Si le vent fait tourner les éoliennes, les moulinets de bras du secteur du BTP et des agences de conseil font, sans nul doute, tourner l’économie. Peu importe ce que l’on construit, c’est toujours un investissement. Et le sol, un simple minerais à rentabiliser. Peu importe ce que l’on construit, du moins on pourrait l’espérer car la production, à grand frais d’établissements de luxe ou de lieux d’enseignement privé comme le campus de l’Institut Catholique, serait un étrange message envoyé à qui voudrait se faire une idée de la ville de Rouen.
Peu importe, passons. Et interrogeons plutôt ce lien forcené entre faire et défaire la ville, et les promesses de prospérité qui devraient en découler.
Combien de grues dénombrerait-on au-dessus du Grand Paris, des chantiers olympiques ou d’infrastructures qui s’étalent le long de la Seine depuis la capitale jusqu’à la mer ? C’est un territoire entier qui se transforme, mue, meut autour de nous alors que nous devenons de plus en plus immobiles. Nous assistons ainsi, dans les discours, a une inversion de paradigme. Si, il y a peu, on enjoignait les villes à devenir « Métropole » et les individus à devenir mobiles (entendons pour les cadres, mobiles en TGV ou en avion entre les différentes métropoles mondiales ; et, pour les autres, mobiles de chantiers en chantiers en caravanes, camions aménagés et hôtels low-cost, pour construire ces mêmes métropoles et lignes TGV), la tendance semble s’inverser. Aujourd’hui, vous n’avez plus besoin de bouger, ou très peu avec votre petit vélo électrique ; c’est la ville qui bouge autour de vous.

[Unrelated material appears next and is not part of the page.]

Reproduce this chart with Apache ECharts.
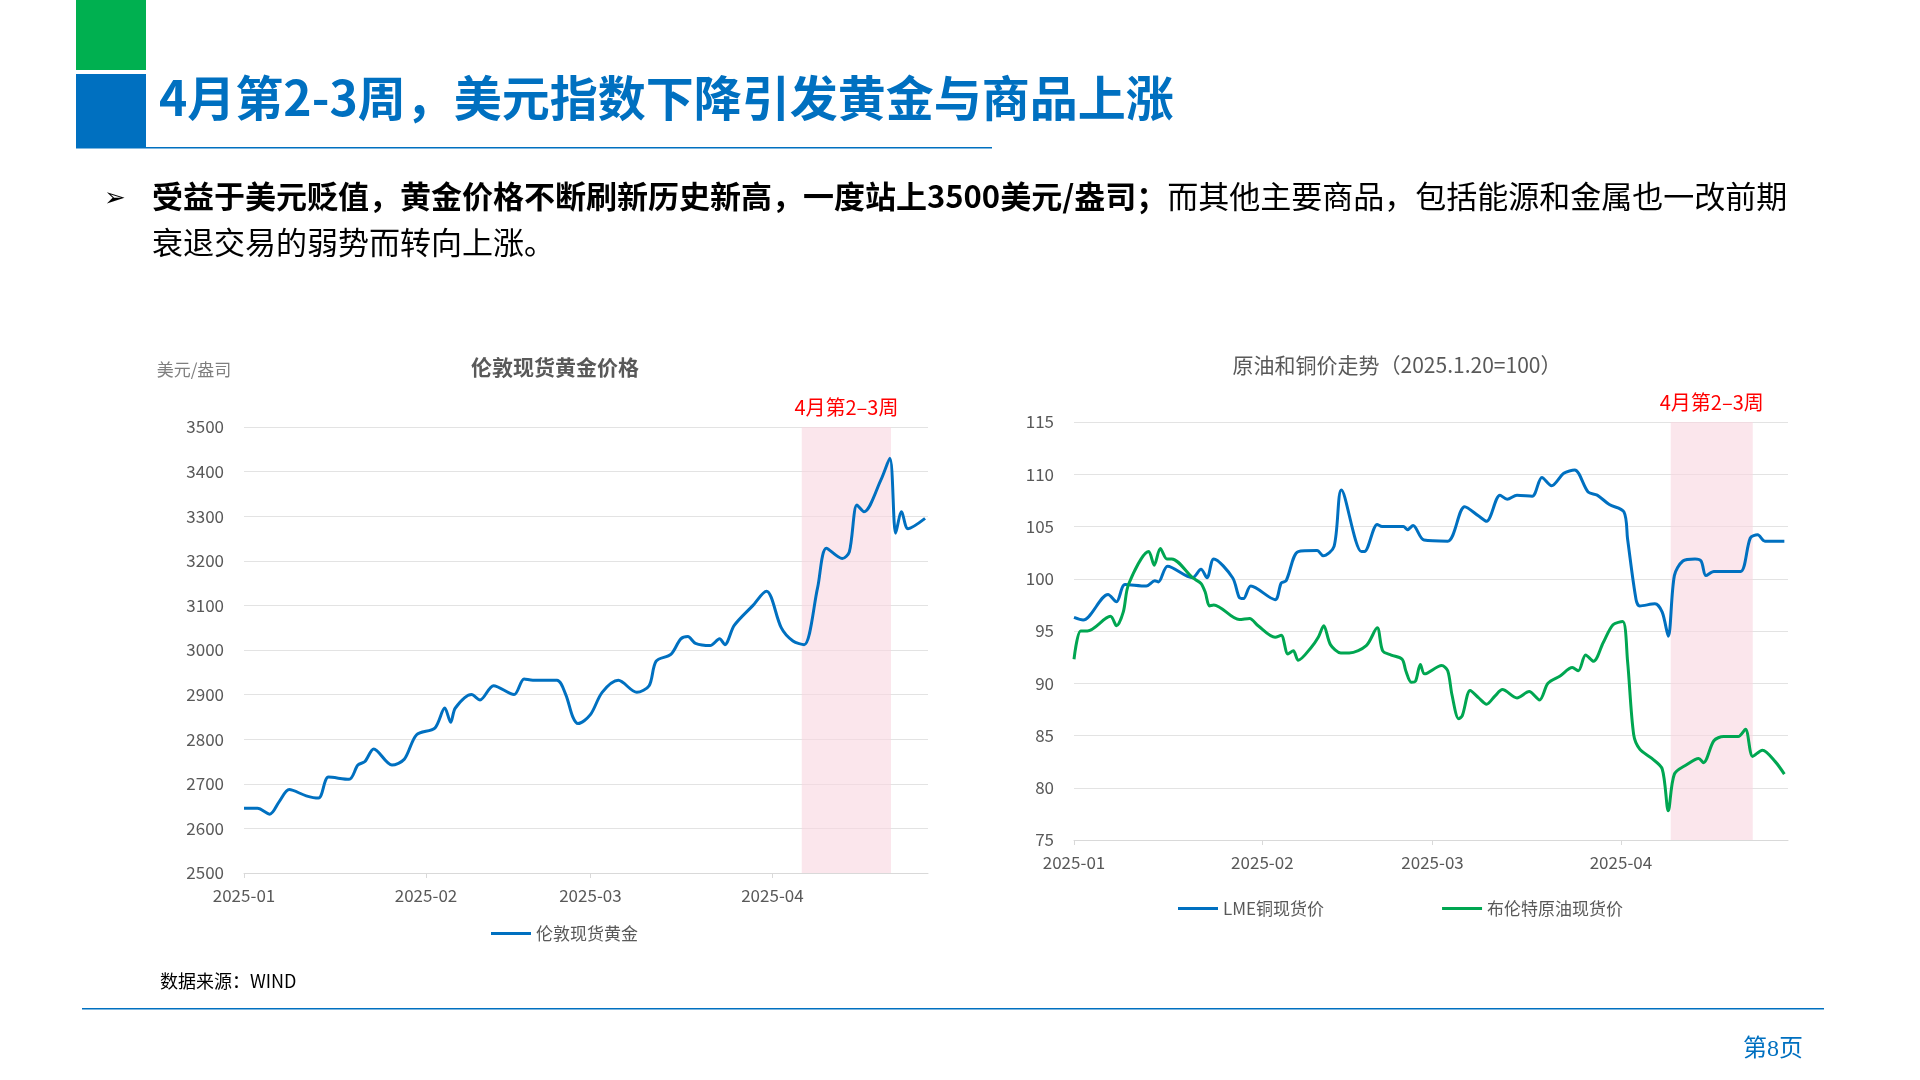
<!DOCTYPE html>
<html><head><meta charset="utf-8">
<script src="https://cdn.jsdelivr.net/npm/echarts@6/dist/echarts.min.js"></script>
<style>html,body{margin:0;padding:0;background:#fff}#c{width:1920px;height:1080px}</style>
</head><body><div id="c"></div>
<script>
// Days since 2025-01-01 and values
const goldDays = [0,2.3,4.4,6.0,7.7,10.6,12.7,14.4,17.9,19.4,20.6,22.1,25.2,27.3,29.4,32.5,34.2,35.2,36.0,38.75,40.2,42.5,46.0,47.7,49.2,53.3,54.8,56.0,56.9,59.0,61.0,63.75,66.9,69.0,70.2,72.7,74.4,75.6,76.9,79.4,81.0,81.9,83.5,86.7,89.0,89.8,91.5,93.5,95.4,97.7,99.2,101.9,103.1,104.4,105.6,108.5,110.0,111.0,112.0,113.1,116.0];
const goldVals = [2645,2645,2632,2660,2687,2673,2668,2715,2710,2742,2750,2778,2742,2755,2810,2825,2870,2838,2870,2900,2888,2920,2900,2935,2932,2932,2900,2850,2835,2855,2905,2932,2905,2920,2975,2990,3025,3030,3015,3010,3025,3012,3055,3100,3132,3118,3050,3020,3012,3140,3228,3205,3220,3325,3310,3382,3430,3262,3310,3272,3295];
const copperDays = [0,1.5,5.6,7.0,8.4,11.9,13.3,13.9,15.4,19.5,20.9,21.9,23.0,26.1,27.2,27.9,29.1,33.1,34.1,34.9,36.9,40.0,41.0,42.8,44.0,47.3,47.8,49.9,50.7,54.2,54.9,55.8,57.6,61.5,64.3,66.6,67.9,70.1,71.3,72.9,75.4,77.0,78.6,80.6,82.4,84.6,86.1,88.1,90.5,91.1,92.5,93.1,95.6,96.8,97.8,98.8,100.2,102.2,103.2,104.0,105.3,107.3,109.7,111.3,112.5,113.7,116.9];
const copperVals = [96.3,96.05,98.5,97.8,99.45,99.3,99.8,99.7,101.2,100.1,100.9,100.1,101.9,100.1,98.2,98.1,99.3,98.0,99.6,99.8,102.6,102.7,102.2,103.1,108.5,102.6,102.6,105.2,105.0,105.0,104.7,105.1,103.7,103.6,106.9,106.0,105.5,108.0,107.6,108.0,107.9,109.7,108.9,110.1,110.4,108.3,108.0,107.1,106.4,103.8,98.0,97.4,97.6,96.8,94.5,100.3,101.7,101.9,101.7,100.3,100.7,100.7,100.7,103.9,104.2,103.6,103.6];
const oilDays = [0,1.1,2.2,6.0,7.0,8.1,9.0,12.3,13.2,14.2,15.3,16.1,19.5,20.9,21.6,22.3,23.0,27.2,28.9,30.3,33.1,34.1,35.2,36.1,36.9,39.0,40.2,41.1,42.2,43.9,45.3,48.1,49.9,50.8,52.2,54.0,54.6,55.5,56.2,57.0,57.7,60.5,61.5,62.2,63.3,63.9,65.2,66.6,67.9,69.3,70.5,72.9,74.9,76.6,78.0,80.0,82.0,83.0,84.2,85.5,87.1,88.7,90.3,91.1,92.1,93.1,95.1,96.8,97.8,98.8,100.8,102.8,103.6,105.3,106.9,109.3,110.5,111.7,113.3,115.4,116.9];
const oilVals = [92.3,95.0,95.0,96.4,95.5,96.8,99.5,102.6,101.3,102.9,101.9,101.9,100.1,99.55,98.7,97.4,97.5,96.1,96.2,95.5,94.4,94.6,92.8,93.1,92.2,93.4,94.4,95.5,93.7,92.9,92.9,93.6,95.3,93.1,92.7,92.3,91.2,90.1,90.2,91.8,90.9,91.7,91.2,88.9,86.6,86.9,89.3,88.6,88.0,88.8,89.4,88.6,89.2,88.4,90.0,90.7,91.5,91.2,92.7,92.1,93.9,95.6,95.9,92.1,85.1,83.7,82.8,81.8,77.8,81.3,82.2,82.8,82.4,84.5,84.9,84.9,85.6,83.0,83.6,82.5,81.3];
const monthDays = [0, 31, 59, 90];
const monthLabels = ['2025-01','2025-02','2025-03','2025-04'];
const goldShade = [95.0, 110.2];
const oilShade = [98.2, 111.7];
const leftYTicks = [2500, 3500, 100];
const rightYTicks = [75, 115, 5];

const pairs = (ds, vs) => ds.map((d,i)=>[d, vs[i]]);
const FONT = '"Noto Sans CJK SC", "Microsoft YaHei", sans-serif';
const grey = '#595959';

function xAx(idx, maxDay){
  return {type:'value', gridIndex:idx, min:0, max:maxDay,
    axisLine:{lineStyle:{color:'#d9d9d9'}}, axisTick:{show:true, customValues:monthDays, lineStyle:{color:'#d9d9d9'}},
    axisLabel:{customValues:monthDays, formatter:v => monthLabels[monthDays.indexOf(v)] || '', color:grey, fontSize:17, fontFamily:FONT, margin:14},
    splitLine:{show:false}};
}
function yAx(idx, t){
  return {type:'value', gridIndex:idx, min:t[0], max:t[1], interval:t[2],
    axisLine:{show:false}, axisTick:{show:false},
    axisLabel:{color:grey, fontSize:17, fontFamily:FONT, margin:20, formatter:v => String(v)},
    splitLine:{lineStyle:{color:'#e3e3e3'}}};
}
function shade(r){
  return {silent:true, itemStyle:{color:'rgba(248,214,224,0.6)'},
    label:{show:true, position:'top', color:'#ff0000', fontSize:20, fontFamily:FONT, distance:10},
    data:[[{xAxis:r[0], name:'4月第2–3周'},{xAxis:r[1]}]]};
}

const chart = echarts.init(document.getElementById('c'));
chart.setOption({
  animation:false,
  grid:[{left:244, right:992, top:427, bottom:207},{left:1074, right:132, top:422, bottom:240}],
  xAxis:[xAx(0,116.5), xAx(1,117.5)],
  yAxis:[yAx(0,leftYTicks), yAx(1,rightYTicks)],
  legend:[
    {data:['伦敦现货黄金'], left:486, top:920, icon:'rect', itemWidth:40, itemHeight:3, textStyle:{color:grey,fontSize:17,fontFamily:FONT}},
    {data:['LME铜现货价','布伦特原油现货价'], left:1173, top:895, icon:'rect', itemWidth:40, itemHeight:3, itemGap:118, textStyle:{color:grey,fontSize:17,fontFamily:FONT}}
  ],
  series:[
    {name:'伦敦现货黄金', type:'line', xAxisIndex:0, yAxisIndex:0, data:pairs(goldDays,goldVals), smooth:0.3, showSymbol:false, lineStyle:{width:3, color:'#0070C0'}, itemStyle:{color:'#0070C0'}, markArea:shade(goldShade)},
    {name:'LME铜现货价', type:'line', xAxisIndex:1, yAxisIndex:1, data:pairs(copperDays,copperVals), smooth:0.3, showSymbol:false, lineStyle:{width:3, color:'#0070C0'}, itemStyle:{color:'#0070C0'}, markArea:shade(oilShade), z:3},
    {name:'布伦特原油现货价', type:'line', xAxisIndex:1, yAxisIndex:1, data:pairs(oilDays,oilVals), smooth:0.3, showSymbol:false, lineStyle:{width:3, color:'#00A651'}, itemStyle:{color:'#00A651'}}
  ],
  graphic:[
    {type:'rect', shape:{x:76,y:0,width:70,height:70}, style:{fill:'#00B050'}},
    {type:'rect', shape:{x:76,y:74,width:70,height:74}, style:{fill:'#0070C0'}},
    {type:'rect', shape:{x:76,y:147,width:916,height:1.5}, style:{fill:'#0070C0'}},
    {type:'text', x:159, y:98, style:{text:'4月第2-3周，美元指数下降引发黄金与商品上涨', fill:'#0070C0', font:'bold 48px '+FONT, verticalAlign:'middle'}},
    {type:'text', x:104, y:196, style:{text:'➢', fill:'#000', font:'26px '+FONT, verticalAlign:'middle'}},
    {type:'text', x:152, y:196, style:{rich:{b:{font:'bold 31px '+FONT, fill:'#000'}, r:{font:'31px '+FONT, fill:'#000'}},
      text:'{b|受益于美元贬值，黄金价格不断刷新历史新高，一度站上3500美元/盎司；}{r|而其他主要商品，包括能源和金属也一改前期}', verticalAlign:'middle'}},
    {type:'text', x:152, y:242, style:{text:'衰退交易的弱势而转向上涨。', fill:'#000', font:'31px '+FONT, verticalAlign:'middle'}},
    {type:'text', x:194, y:370, style:{text:'美元/盎司', fill:'#7f7f7f', font:'17px '+FONT, align:'center', verticalAlign:'middle'}},
    {type:'text', x:555, y:367, style:{text:'伦敦现货黄金价格', fill:grey, font:'bold 21px '+FONT, align:'center', verticalAlign:'middle'}},
    {type:'text', x:1397, y:365, style:{text:'原油和铜价走势（2025.1.20=100）', fill:grey, font:'21px '+FONT, align:'center', verticalAlign:'middle'}},
    {type:'text', x:160, y:981, style:{text:'数据来源：WIND', fill:'#000', font:'18px '+FONT, verticalAlign:'middle'}},
    {type:'rect', shape:{x:82,y:1008,width:1742,height:1.5}, style:{fill:'#0070C0'}},
    {type:'text', x:1773, y:1050, style:{text:'第8页', fill:'#0070C0', font:'24px "Liberation Serif", '+FONT, align:'center', verticalAlign:'middle'}}
  ]
});
</script></body></html>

Soixante-dix grues ! Où et quand en ai-je déjà vu autant, à part ces dernières années au dessus de l’éternel chantier qu’est devenu Moscou, la ville mouvante ? Dans la capitale russe, rien ne dure ; l’éphémère est la norme. Il est fréquent de ne plus trouver son restaurant, son bar ou son magasin préféré le lendemain matin. Mieux, ce péril de la disparition est devenu « trendy ». Les mêmes hipsters en voie de ringardisation que ceux que l’on trouve dans nos « quartiers créatifs » se précipitent dans les concept-bars ouverts pour quelques semaines seulement. Les moins noctambules se contenteront de bruncher à la terrasse d’une des occupations temporaires et festives en bois de coffrage du parc Gorki ou d’ailleurs.
La ville entière bouge sous nos pieds et c’est ce qui en fait la valeur. Les prix de l’immobilier s’envolent là où la jeunesse a fait la fête.
Même ici, au royaume du pétrole pas cher, les hipsters circulent en trottinette du brunch au barbier, sous les échafaudages sur lesquels s’affairent les brigades d’ouvriers centre-asiatiques. Car pour faire la ville qui bouge, la « ville-produit » dans laquelle on s’arrache les emplacements, il faut une main d’œuvre agile et docile, qui en un rien de temps reconfigure votre concept-store, ou valorise l’espace de votre tiers-lieu situé à deux pas du nouveau chantier phare d’hôtels, d’universités ou de centres-commerciaux.
Nous y voilà, honteux et lourds comme des menhirs dans la ville qui bouge autour de nous. Heureux d’être suffisamment « creative class » pour y avoir encore une place. Peut-être, à l’image d’un parisien regardant son quartier terrassé par les travaux d’Haussmann, sommes-nous encore un peu sonnés par cette mise en marche de la terre sous nos pieds.